The $512 million loan is the first issued by the ADB to Myanmar in 30 years and will target banking services, ultimately leading to other major investments in road, energy, irrigation and education projects.
The developmental bank, headquartered in Manila, the Philippines, has chosen to re-enter the country just after the government conducted its first ever study on unemployment, concluding that Myanmar suffers from an astounding 37 per cent unemployment rate with an average of 26 per cent of the population living in poverty.
Rural areas in particular are vulnerable due to a lack of infrastructure, restrictions on land usage, poorly developed support services. The government-led study found the highest poverty rates in Chin State (73 per cent), Rakhine State (44 per cent) and Shan State (33 per cent).
The new loan will address the woes of these states and other impoverished rural areas by seeing that farmers have access to financial services and that banking in general becomes more available.
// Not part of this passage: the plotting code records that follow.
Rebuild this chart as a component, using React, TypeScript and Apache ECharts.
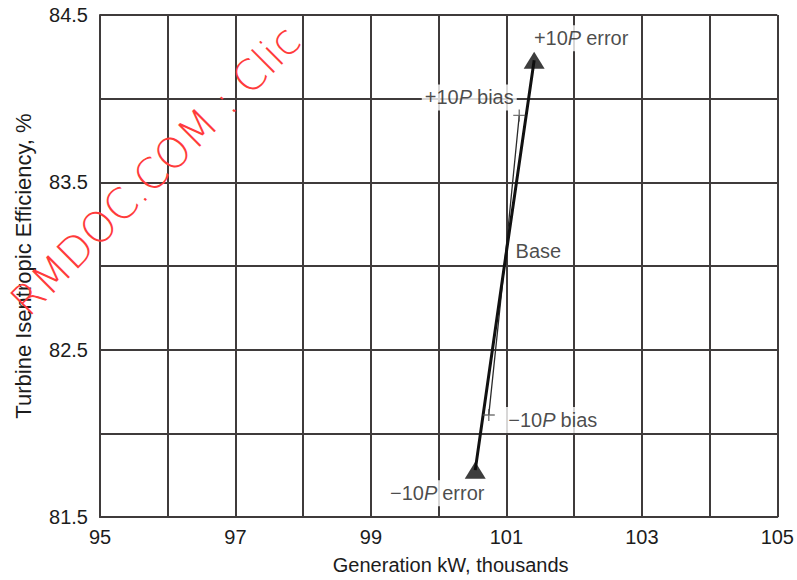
import React, { useEffect, useRef } from "react";
import * as echarts from "echarts";

// Points of the chart (generation in thousand kW, efficiency in %)
const pointNames = ["−10P error", "−10P bias", "Base", "+10P bias", "+10P error"];
const generation = [100.54, 100.74, 100.97, 101.19, 101.41];
const efficiency = [81.78, 82.11, 83.0, 83.9, 84.23];
const errorIdx = [0, 2, 4];
const biasIdx = [1, 2, 3];
const xTicks = [95, 97, 99, 101, 103, 105];
const yTicks = [81.5, 82.5, 83.5, 84.5];
const labelTexts = [
  "{t|−10}{i|P}{t|error}",
  "{t|−10}{i|P}{t|bias}",
  "{t|Base}",
  "{t|+10}{i|P}{t|bias}",
  "{t|+10}{i|P}{t|error}",
];
const labelOffsets = [
  [-38, 23],
  [64, 5],
  [34, -15],
  [-50, -18],
  [47, -22],
];
const watermarkText = "RMDOC.COM : Clic";

const FONT = "'Liberation Sans', Arial, Helvetica, sans-serif";
const GRID_COLOR = "#3f3b3b";
const TEXT_COLOR = "#1c1c1c";
const PLUS_PATH =
  "path://M5.3,0h1.4v5.3h5.3v1.4h-5.3v5.3h-1.4v-5.3h-5.3v-1.4h5.3z";

export default function App() {
  const ref = useRef<HTMLDivElement>(null);

  useEffect(() => {
    if (!ref.current) return;
    const chart = echarts.init(ref.current, undefined, { renderer: "svg" });

    const pt = (i: number) => [generation[i], efficiency[i]];

    chart.setOption({
      animation: false,
      backgroundColor: "#ffffff",
      grid: { left: 100, right: 18, top: 15, bottom: 63 },
      xAxis: {
        type: "value",
        min: 95,
        max: 105,
        interval: 1,
        name: "Generation kW, thousands",
        nameLocation: "middle",
        nameGap: 38,
        nameTextStyle: {
          fontSize: 20,
          color: TEXT_COLOR,
          fontFamily: FONT,
          padding: [0, 0, 0, 24],
        },
        axisLine: { show: true, lineStyle: { color: GRID_COLOR, width: 2 } },
        axisTick: { show: false },
        splitLine: { show: true, lineStyle: { color: GRID_COLOR, width: 2 } },
        axisLabel: {
          fontSize: 20,
          color: TEXT_COLOR,
          fontFamily: FONT,
          margin: 10,
          formatter: (v: number) => (xTicks.includes(v) ? String(v) : ""),
        },
      },
      yAxis: {
        type: "value",
        min: 81.5,
        max: 84.5,
        interval: 0.5,
        name: "Turbine Isentropic Efficiency, %",
        nameLocation: "middle",
        nameGap: 66,
        nameTextStyle: { fontSize: 22, color: TEXT_COLOR, fontFamily: FONT },
        axisLine: { show: true, lineStyle: { color: GRID_COLOR, width: 2 } },
        axisTick: { show: false },
        splitLine: { show: true, lineStyle: { color: GRID_COLOR, width: 2 } },
        axisLabel: {
          fontSize: 20,
          color: TEXT_COLOR,
          fontFamily: FONT,
          margin: 12,
          formatter: (v: number) => (yTicks.includes(v) ? v.toFixed(1) : ""),
        },
      },
      graphic: [
        {
          type: "text",
          x: 18,
          y: 308,
          rotation: Math.PI / 4,
          z: 100,
          silent: true,
          style: {
            text: watermarkText,
            fill: "#ff3b3b",
            fontSize: 42,
            fontFamily: "'DejaVu Sans', sans-serif",
            fontWeight: 200,
            align: "left",
            verticalAlign: "middle",
          },
        },
      ],
      series: [
        {
          type: "line",
          name: "bias",
          data: biasIdx.map(pt),
          symbol: "none",
          lineStyle: { color: "#2a2a2a", width: 1.3 },
          z: 3,
        },
        {
          type: "line",
          name: "error",
          data: errorIdx.map(pt),
          symbol: "none",
          lineStyle: { color: "#111", width: 3 },
          z: 4,
        },
        {
          type: "scatter",
          name: "error ends",
          data: [0, 4].map(pt),
          symbol: "triangle",
          symbolSize: [21, 17],
          itemStyle: { color: "#0d0d0d" },
          z: 5,
        },
        {
          type: "scatter",
          name: "bias ends",
          data: [1, 3].map(pt),
          symbol: PLUS_PATH,
          symbolSize: 12,
          itemStyle: { color: "#555" },
          z: 5,
        },
        {
          type: "scatter",
          name: "labels",
          symbolSize: 1,
          itemStyle: { color: "rgba(0,0,0,0)" },
          z: 6,
          data: pointNames.map((n, i) => ({
            name: n,
            value: pt(i),
            label: {
              show: true,
              position: "inside",
              align: "center",
              verticalAlign: "middle",
              offset: labelOffsets[i],
              formatter: labelTexts[i],
              backgroundColor: "#ffffff",
              padding: [3, 3],
              rich: {
                t: { fontSize: 20, color: TEXT_COLOR, fontFamily: FONT },
                i: {
                  fontSize: 20,
                  color: TEXT_COLOR,
                  fontFamily: FONT,
                  fontStyle: "italic",
                  padding: [0, 5, 0, 0],
                },
              },
            },
          })),
        },
      ],
    });

    return () => chart.dispose();
  }, []);

  return (
    <div
      ref={ref}
      style={{ position: "fixed", left: 0, top: 0, width: 797, height: 580 }}
    />
  );
}
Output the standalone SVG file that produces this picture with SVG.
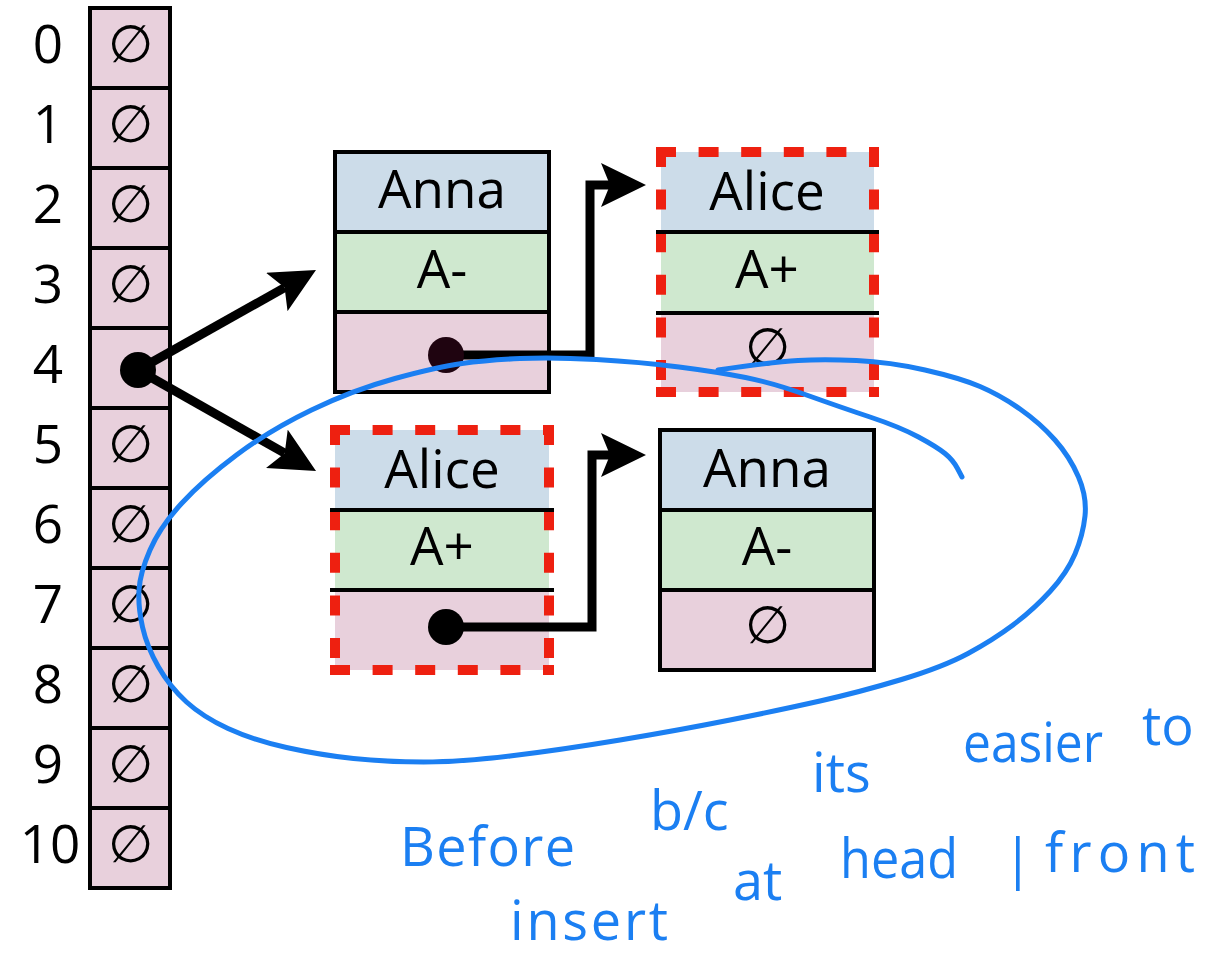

According to the ADB, their resumption of assistance will initially work towards making Myanmar’s economy more competitive by “focusing on improved public finance, trade, investment, small and medium-sized enterprises, and financial sector development, building on significant measures the government has already taken, including major reforms to its central bank and trade and investment liberalisation.”
The ADB’s loan was made possible through a bridge financing deal made with Japan Bank for International Cooperation (JBIC) on January 17, 2013.